For such a cash-hungry industry, initial public offerings act as lifelines. Shares bought by big banks and institutional investors like mutual funds provide the money needed to keep research afloat and get new therapies to patients.

Over the last several years, though, a major downturn in the biotech stock market has made going public much harder for drug startups.

The worst of this storm may be over, as the 24 biotech IPOs conducted last year are a tick up from 2022 and 2023. Even so, the road to the public markets remains exceptionally fraught and energy-consuming. “It’s not for the faint of heart,” said Jeffrey Finer, CEO of Septerna, a San Francisco area drugmaker that in October raised $288 million from an IPO.

Finer, along with the CEOs of two other drugmakers that went public last year, shared their experiences and offered advice earlier this week, during a panel hosted by the Biotechnology Innovation Organization, an industry trade group. They cautioned how the transition from private to public can be rocky, especially if a company didn’t lay the groundwork for its IPO many months — if not years — ahead of time.

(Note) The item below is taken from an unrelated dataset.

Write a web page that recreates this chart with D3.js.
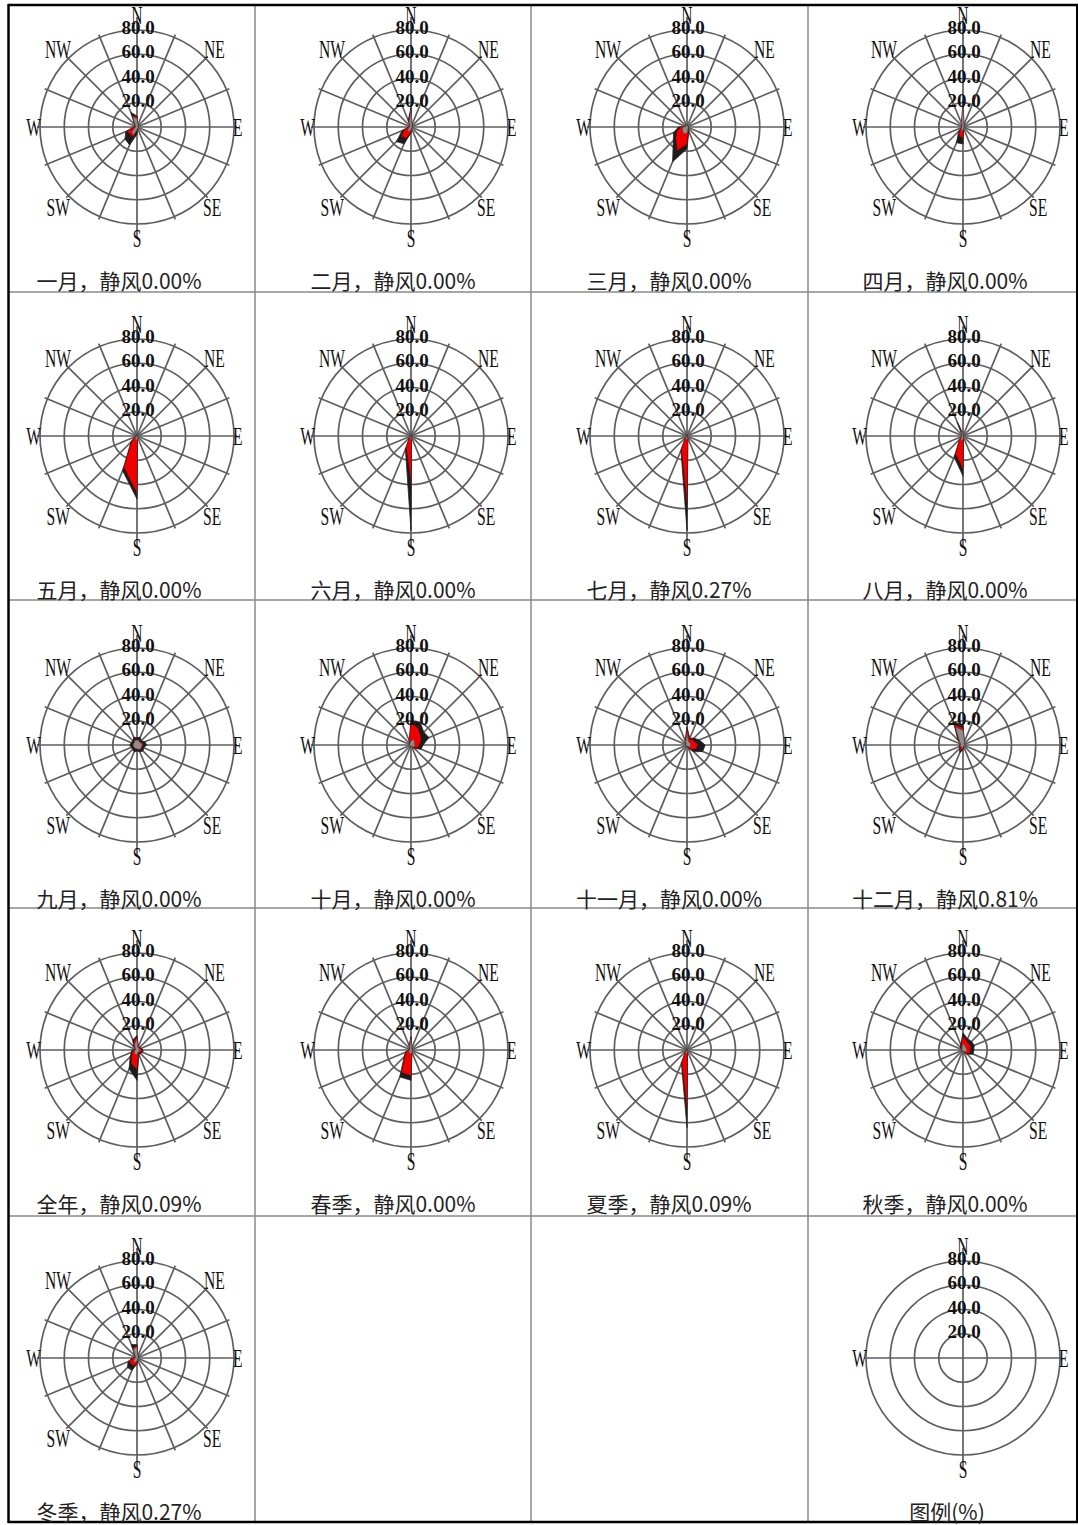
<!DOCTYPE html>
<html>
<head>
<meta charset="utf-8">
<script src="https://cdn.jsdelivr.net/npm/d3@7"></script>
<style>
  body { margin: 0; background: #fff; }
</style>
</head>
<body>
<svg id="chart" width="1078" height="1525"></svg>
<script>
// 16 compass sectors, clockwise from north
const directions = ["N","NNE","NE","ENE","E","ESE","SE","SSE","S","SSW","SW","WSW","W","WNW","NW","NNW"];

// one rose per month, the full year and the four seasons
const periodNames = ["一月","二月","三月","四月","五月","六月","七月","八月","九月","十月","十一月","十二月",
                     "全年","春季","夏季","秋季","冬季"];

// calm-wind frequency (%) for each period
const calmPercent = [0.00,0.00,0.00,0.00,0.00,0.00,0.27,0.00,0.00,0.00,0.00,0.81,
                     0.09,0.00,0.09,0.00,0.27];

// frequency (%) by direction, low wind-speed class
const lowSpeed = [
  [7,2,1,1,1,1,1,1,2,7,6,2,1,1,2,9],
  [14,2,1,1,1,1,1,1,2,4,4,2,1,1,1,4],
  [2,1,1,1,1,1,1,2,5,6,5,4,3,1,1,2],
  [20,2,1,1,1,1,1,1,3,3,2,1,1,1,1,3],
  [1,0,0,0,0,0,0,1,4,3,2,1,0,0,0,1],
  [1,0,0,0,0,0,0,1,3,2,1,0,0,0,0,0],
  [1,0,0,0,0,0,0,1,3,3,1,0,0,0,0,0],
  [2,1,0,0,0,0,0,1,3,4,2,1,1,1,1,6],
  [4,4,3,4,4,4,4,4,3,3,3,3,3,3,3,4],
  [3,5,4,3,3,3,2,1,1,1,1,1,1,1,1,2],
  [10,3,3,3,3,3,2,1,1,1,1,1,1,1,1,3],
  [12,3,1,1,2,2,1,1,2,3,2,2,2,2,4,16],
  [9,2,2,2,2,2,2,2,4,4,3,2,2,1,2,5],
  [9,2,1,1,1,1,1,2,3,3,2,2,1,1,1,3],
  [1,0,0,0,0,0,0,1,3,3,1,1,0,0,0,1],
  [5,4,3,3,3,3,2,1,1,1,1,1,1,1,1,2],
  [9,2,1,1,1,1,1,1,2,4,4,2,2,1,2,8]
];

// frequency (%) by direction, middle wind-speed class
const midSpeed = [
  [1,0,0,0,0,0,0,0,1,2,2,7,1,0,0,1],
  [1,0,0,0,0,0,0,0,2,6,7,4,1,0,0,1],
  [0,0,0,0,0,0,0,1,9,15,8,5,2,0,0,0],
  [1,0,0,0,0,0,0,0,6,5,2,0,0,0,0,0],
  [0,0,0,0,0,0,0,0,43,25,4,1,0,0,0,0],
  [0,0,0,0,0,0,0,0,35,8,1,0,0,0,0,0],
  [0,0,0,0,0,0,0,1,52,9,1,0,0,0,0,0],
  [0,0,0,0,0,0,0,0,24,12,2,0,0,0,0,1],
  [0,1,0,1,1,0,1,0,0,1,0,0,1,0,0,1],
  [15,10,7,6,4,3,1,0,0,0,0,0,0,0,0,2],
  [3,2,3,4,6,5,3,1,0,0,0,0,0,0,0,1],
  [2,0,0,0,0,0,0,0,1,2,1,1,1,0,1,2],
  [2,1,1,1,2,2,1,1,12,8,3,2,1,0,1,2],
  [1,0,0,0,0,0,0,0,18,17,5,2,1,0,0,1],
  [0,0,0,0,0,0,0,0,45,8,1,0,0,0,0,0],
  [6,4,4,4,3,3,2,1,0,0,0,0,0,0,1,2],
  [1,0,0,0,0,0,0,0,2,3,3,5,1,0,0,1]
];

// frequency (%) by direction, high wind-speed class
const highSpeed = [
  [1,0,0,0,0,0,0,0,3,7,6,1,1,0,1,3],
  [1,0,0,0,0,0,0,0,1,5,6,2,0,0,0,1],
  [0,0,0,0,0,0,0,1,4,10,3,3,2,0,0,0],
  [1,0,0,0,0,0,0,0,5,6,1,0,0,0,0,0],
  [0,0,0,0,0,0,0,0,5,3,1,0,0,0,0,0],
  [0,0,0,0,0,0,0,0,40,2,0,0,0,0,0,0],
  [0,0,0,0,0,0,0,0,23,1,0,0,0,0,0,0],
  [0,0,0,0,0,0,0,0,6,3,0,0,0,0,0,5],
  [2,2,2,2,3,2,2,2,2,2,2,2,2,2,2,2],
  [2,5,4,7,3,3,1,0,0,0,0,0,0,0,0,0],
  [2,1,2,4,6,6,3,1,0,0,0,0,0,0,0,0],
  [2,0,0,0,0,0,0,0,1,2,1,0,0,0,1,3],
  [1,0,0,1,1,1,1,1,9,5,2,1,1,0,1,2],
  [1,0,0,0,0,0,0,0,4,4,1,1,0,0,0,0],
  [0,0,0,0,0,0,0,0,16,1,0,0,0,0,0,0],
  [3,2,3,3,3,3,1,0,0,0,0,0,0,0,1,1],
  [1,0,0,0,0,0,0,0,1,4,4,1,1,0,1,3]
];

// radial ticks (%) and compass labels
const ringTicks = [20, 40, 60, 80];
const compassLabels = ["N","NE","E","SE","S","SW","W","NW"];
const legendCompass = ["N","E","S","W"];
const legendTitle = "图例(%)";

// ---------------- layout ----------------
const svg = d3.select("#chart");
const colCenters = [137, 411, 687, 963];
const rowCenters = [127, 436, 745, 1050, 1358];
const outerR = 97;
const r = d3.scaleLinear().domain([0, 80]).range([0, outerR]);
const sectorAngle = d3.scaleLinear().domain([0, 16]).range([0, 2 * Math.PI]);

const gridColor = "#5e5e5e";
const gridWidth = 1.7;
const serif = "'Liberation Serif','Times New Roman',serif";
const cjk = "'Noto Sans CJK SC','Noto Sans',sans-serif";

// table frame
const frame = svg.append("g");
[255, 531, 808].forEach(x => frame.append("line")
  .attr("x1", x).attr("x2", x).attr("y1", 5).attr("y2", 1522)
  .attr("stroke", "#8a8a8a").attr("stroke-width", 1.5));
[292, 600, 908, 1216].forEach(y => frame.append("line")
  .attr("x1", 8).attr("x2", 1078).attr("y1", y).attr("y2", y)
  .attr("stroke", "#8a8a8a").attr("stroke-width", 1.5));
frame.append("line").attr("x1", 8.5).attr("x2", 8.5).attr("y1", 4).attr("y2", 1523)
  .attr("stroke", "#000").attr("stroke-width", 2.5);
frame.append("line").attr("x1", 8).attr("x2", 1078).attr("y1", 5).attr("y2", 5)
  .attr("stroke", "#000").attr("stroke-width", 2.5);
frame.append("line").attr("x1", 8).attr("x2", 1078).attr("y1", 1522).attr("y2", 1522)
  .attr("stroke", "#000").attr("stroke-width", 2.5);
frame.append("line").attr("x1", 1077).attr("x2", 1077).attr("y1", 4).attr("y2", 1523)
  .attr("stroke", "#000").attr("stroke-width", 2);

// condensed serif label helper
function label(g, text, x, y, anchor, size, sx) {
  g.append("g").attr("transform", `translate(${x},${y}) scale(${sx},1)`)
    .append("text")
    .attr("text-anchor", anchor)
    .attr("font-family", serif)
    .attr("font-size", size)
    .attr("fill", "#111")
    .text(text);
}

function drawGrid(g, full) {
  // rings
  g.selectAll("circle.ring").data(ringTicks).join("circle")
    .attr("class", "ring").attr("r", d => r(d))
    .attr("fill", "none").attr("stroke", gridColor).attr("stroke-width", gridWidth);
  if (full) {
    // 16 spokes
    g.selectAll("line.spoke").data(directions).join("line")
      .attr("class", "spoke")
      .attr("x1", 0).attr("y1", 0)
      .attr("x2", (d, i) => Math.sin(sectorAngle(i)) * (i % 8 === 0 ? 110 : 100))
      .attr("y2", (d, i) => -Math.cos(sectorAngle(i)) * (i % 8 === 0 ? 110 : 100))
      .attr("stroke", gridColor).attr("stroke-width", gridWidth);
  } else {
    g.append("line").attr("x1", 0).attr("x2", 0).attr("y1", -110).attr("y2", 110)
      .attr("stroke", gridColor).attr("stroke-width", gridWidth);
    g.append("line").attr("x1", -99).attr("x2", 99).attr("y1", 0).attr("y2", 0)
      .attr("stroke", gridColor).attr("stroke-width", gridWidth);
  }
}

function drawLabels(g, labels) {
  const place = {
    N:  [0, -103, "middle"],
    S:  [0, 120, "middle"],
    E:  [96, 9, "start"],
    W:  [-96, 9, "end"],
    NE: [67, -69, "start"],
    NW: [-66, -69, "end"],
    SE: [66, 89, "start"],
    SW: [-67, 89, "end"]
  };
  labels.forEach(k => {
    const p = place[k];
    label(g, k, p[0], p[1], p[2], 26, 0.6);
  });
  ringTicks.forEach(t => {
    g.append("text")
      .attr("x", 1).attr("y", -r(t) + 4)
      .attr("text-anchor", "middle")
      .attr("font-family", serif)
      .attr("font-weight", "bold")
      .attr("font-size", 19)
      .attr("fill", "#111")
      .text(t.toFixed(1));
  });
}

const radialLine = d3.lineRadial()
  .angle((d, i) => sectorAngle(i))
  .radius(d => r(d))
  .curve(d3.curveLinearClosed);

periodNames.forEach((name, k) => {
  const cx = colCenters[k % 4], cy = rowCenters[Math.floor(k / 4)];
  const g = svg.append("g").attr("transform", `translate(${cx},${cy})`);
  drawGrid(g, true);

  const low = lowSpeed[k], mid = midSpeed[k], high = highSpeed[k];
  const total = low.map((v, i) => v + mid[i] + high[i]);
  const lowMid = low.map((v, i) => v + mid[i]);

  g.append("path").attr("d", radialLine(total))
    .attr("fill", "#1c1c1c").attr("stroke", "#222").attr("stroke-width", 0.8);
  g.append("path").attr("d", radialLine(lowMid))
    .attr("fill", "#f00000").attr("stroke", "#8a0000").attr("stroke-width", 0.4);
  g.append("path").attr("d", radialLine(low))
    .attr("fill", "#8e8e8e").attr("stroke", "#4a4a4a").attr("stroke-width", 0.5);

  drawLabels(g, compassLabels);

  svg.append("text")
    .attr("x", cx - 18).attr("y", cy + 162)
    .attr("text-anchor", "middle")
    .attr("font-family", cjk)
    .attr("font-size", 21)
    .attr("fill", "#222")
    .text(`${name}，静风${calmPercent[k].toFixed(2)}%`);
});

// legend cell
{
  const cx = colCenters[3], cy = rowCenters[4];
  const g = svg.append("g").attr("transform", `translate(${cx},${cy})`);
  drawGrid(g, false);
  drawLabels(g, legendCompass);
  svg.append("text")
    .attr("x", cx - 16).attr("y", cy + 162)
    .attr("text-anchor", "middle")
    .attr("font-family", cjk)
    .attr("font-size", 21)
    .attr("fill", "#222")
    .text(legendTitle);
}
</script>
</body>
</html>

There’s also no guarantee the markets will continue to reward a company after its debut. Of the biotechs that went public last year, all but two currently trade below their offering share price.

“It is stepping into a different world once you get there, and you just have to be prepared,” said Daniel Schmitt, CEO of Actuate Therapeutics, shares of which are down slightly since the company’s $22 million IPO in August.

Forming the plan

Septerna launched in early 2022, backed by $100 million to support research on an expansive and diverse group of proteins known as “GPCRs.” The biotech then raised another $150 million from a Series B round that closed in July 2023.

Finer recalls the cash position was still strong by mid-2024. But costs were poised to “skyrocket” over the next few years as Septerna’s programs moved into more intricate studies. Fortunately, an IPO plan was already in the works.

In late 2023, Septerna did a full audit to “get our financial house in order,” Finer said. The company began talking to financial advisers around the same period, ultimately forming its banking syndicate about four and a half months before its October IPO.